Wow, you too? It's really amazing that there aren't more people like us - you are the first adult I've met who's been deaf and then hearing like me. I still have problems, but they're mainly auditory processing problems. I was a lip-reader, and I still feel like I need to watch someone talking in order to understand what they're saying. Phones drive me nuts!! If I can't see a person talking, it's hard for me to understand them.
I don't have hearing aids yet (I'm 43) but I probably will someday in the not-to-distant future. I'm really glad you found some that work for you!
The hardest part of deafness is the fact that no one knows your deaf - others just think you are stupid or rude. But there are so many things I learned from being deaf - and I know that even in the silence, life is beautiful. How many times I have heard people say "oh, I wouldn't want to live if I were handicapped". I know they are saying it out of ignorance, but I can testify - life was still fun, still wonderful, I still loved and was loved, even when I couldn't hear. Life was sometimes more difficult, but it was still worth living. Hearing is just one very small part of living, and I am still me - with or without it.
I hope that this girl felt the same. Witnesses say she was simply trying to cross the tracks - that means that she simply didn't catch those forward vibrations. So sad.
I seem to recall it was about 60% loss of hearing at the time. Caused by an inner ear infection after a really bad cold at the time, and I had to take antibiotics for several years after that just so it wouldn't happen again, and to build up my immune system.

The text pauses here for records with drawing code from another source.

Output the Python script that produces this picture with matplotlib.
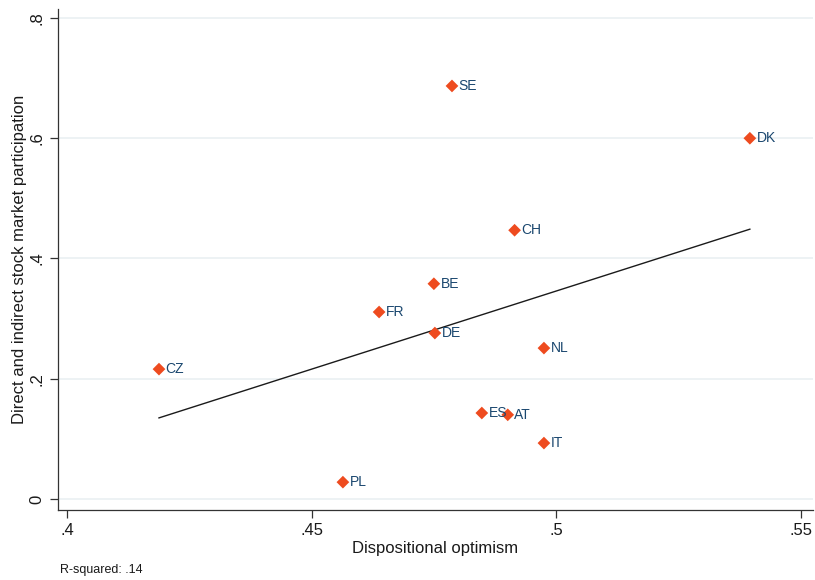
import numpy as np
import matplotlib
matplotlib.use("Agg")
import matplotlib.pyplot as plt

plt.rcParams["font.family"] = ["Liberation Sans", "DejaVu Sans"]

# country-level averages
countries = ["SE", "DK", "CH", "BE", "FR", "DE", "NL", "CZ", "ES", "AT", "IT", "PL"]
optimism = [0.4787, 0.5396, 0.4915, 0.4750, 0.4638, 0.4752, 0.4975, 0.4188, 0.4848, 0.4901, 0.4975, 0.4564]
participation = [0.687, 0.600, 0.447, 0.358, 0.311, 0.276, 0.251, 0.216, 0.143, 0.140, 0.093, 0.028]

x = np.array(optimism)
y = np.array(participation)
slope, icept = np.polyfit(x, y, 1)
xs = np.array([x.min(), x.max()])

fig = plt.figure(figsize=(8.15, 5.8), dpi=100, facecolor="white")
ax = fig.add_axes([0.0712, 0.1207, 0.926, 0.8638])

for yy in [0, 0.2, 0.4, 0.6, 0.8]:
    ax.axhline(yy, color="#eaf0f2", lw=1.2, zorder=0)

ax.plot(xs, icept + slope * xs, color="#1a1a1a", lw=1.0, zorder=2)
ax.scatter(x, y, marker="D", s=42, color="#ee4b1f", edgecolors="none", zorder=3)
for c, xi, yi in zip(countries, x, y):
    ax.annotate(c, (xi, yi), xytext=(4.8, 0), textcoords="offset points",
                va="center", ha="left", fontsize=10, color="#1a476f", zorder=4)

ax.set_xlim(0.39816, 0.55245)
ax.set_ylim(-0.0183, 0.815)
ax.set_xticks([0.4, 0.45, 0.5, 0.55])
ax.set_xticklabels([".4", ".45", ".5", ".55"])
ax.set_yticks([0, 0.2, 0.4, 0.6, 0.8])
ax.set_yticklabels(["0", ".2", ".4", ".6", ".8"], rotation=90, va="center")
ax.tick_params(labelsize=12, color="#333333", length=6, width=0.9, labelcolor="#1a1a1a")

for side in ["top", "right"]:
    ax.spines[side].set_visible(False)
for side in ["left", "bottom"]:
    ax.spines[side].set_color("#333333")
    ax.spines[side].set_linewidth(0.9)

ax.set_xlabel("Dispositional optimism", fontsize=12, color="#1a1a1a", labelpad=2)
ax.set_ylabel("Direct and indirect stock market participation", fontsize=12, color="#1a1a1a", labelpad=2)

fig.text(0.074, 0.012, "R-squared: .14", fontsize=9, color="#1a1a1a")

fig.savefig("out.png", dpi=100, facecolor="white")
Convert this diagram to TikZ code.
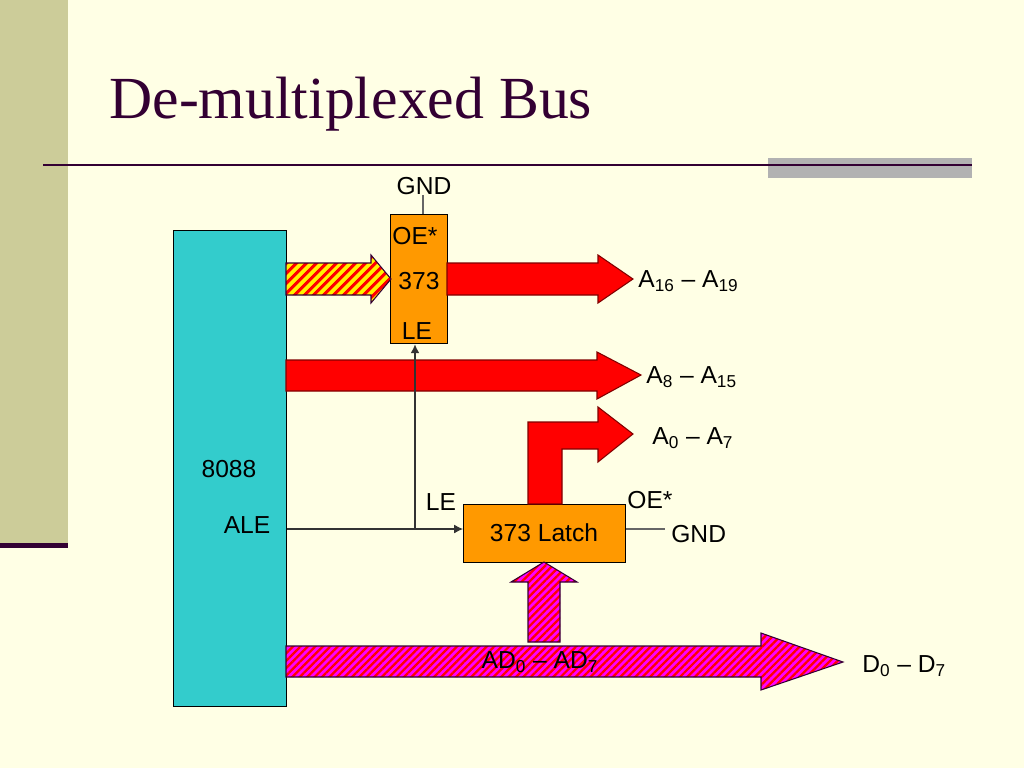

By the time I was 6 years old, my parents had me screened for hearing aids, and not long after, I was enjoying hearing again. The most difficult part of that was having to go to speech pathologists right at the school for 6 years to speak and hear clearly, and all that ended right around age 12.
So, I even know how to read lips in difficult situations as well.
I got a pair of digital hearing aids a couple years ago, and those really help, even in noisy environments like restaurants, and work much better than the analog hearing aids I had used for years. They have like 10,000 different adjustments that the doctor can make, but he only adjusted 6 of those settings. (volume and equalization).
A couple years ago, I had an MRI and CAT scan done to see if I was a candidate for a cochlear implant. They concluded the bone structure was such that I could get those implants, but my hearing is right below the threshold of being a candidate. My hearing specialist said generally those with 80% or higher hearing loss are candidates, and mine was something like 65% in the right ear, and 72% in the left ear.
So he put me on hearing aids for now, and has me come in for a hearing screening once a year. So the implants are more or less still an option.